Enhancing dropwise condensation on downward-facing surfaces through the synergistic effects of surface structure and mixed wettability

Abstract

In this paper, the condensation performance and the dynamic behavior of condensed droplets on a downward-facing structured surface with mixed wettability are numerically investigated using a thermal multiphase lattice Boltzmann model, with a focus being placed on exploring the enhancement mechanism of dropwise condensation on downward-facing structured surfaces. The numerical investigation shows that the downward-facing structured surface with mixed wettability exhibits much better condensation performance than those with homogeneous wettability owing to the synergistic effects of surface structure and mixed wettability, which increase the droplet departure frequency and prevent the flooding phenomenon.
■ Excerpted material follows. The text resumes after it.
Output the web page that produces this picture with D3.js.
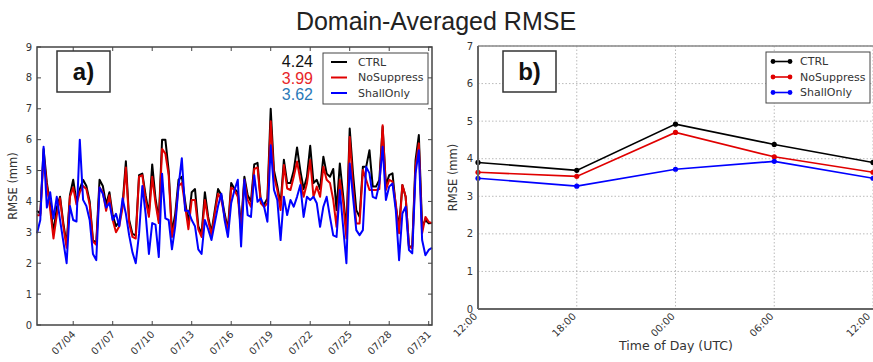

Furthermore, it is found that the dynamic behavior of condensed droplets on the downward-facing structured surface with mixed wettability can be divided into three stages, i.e., the nucleation-growth stage, the coalescence-slip stage, and the stick-departure stage. Particularly, there exists a competition between the time of the first stage and that of the third stage in terms of the contact angle of the pillar top (θtop). The former reduces but the latter increases with decreasing θtop, because the contact lines are always pinned at the edges of the pillar top during the third stage when θtop is small. An optimal θtop is therefore found, which provides the best droplet dripping rate by achieving a suitable balance between a large droplet departure volume and a relatively short condensation cycle time.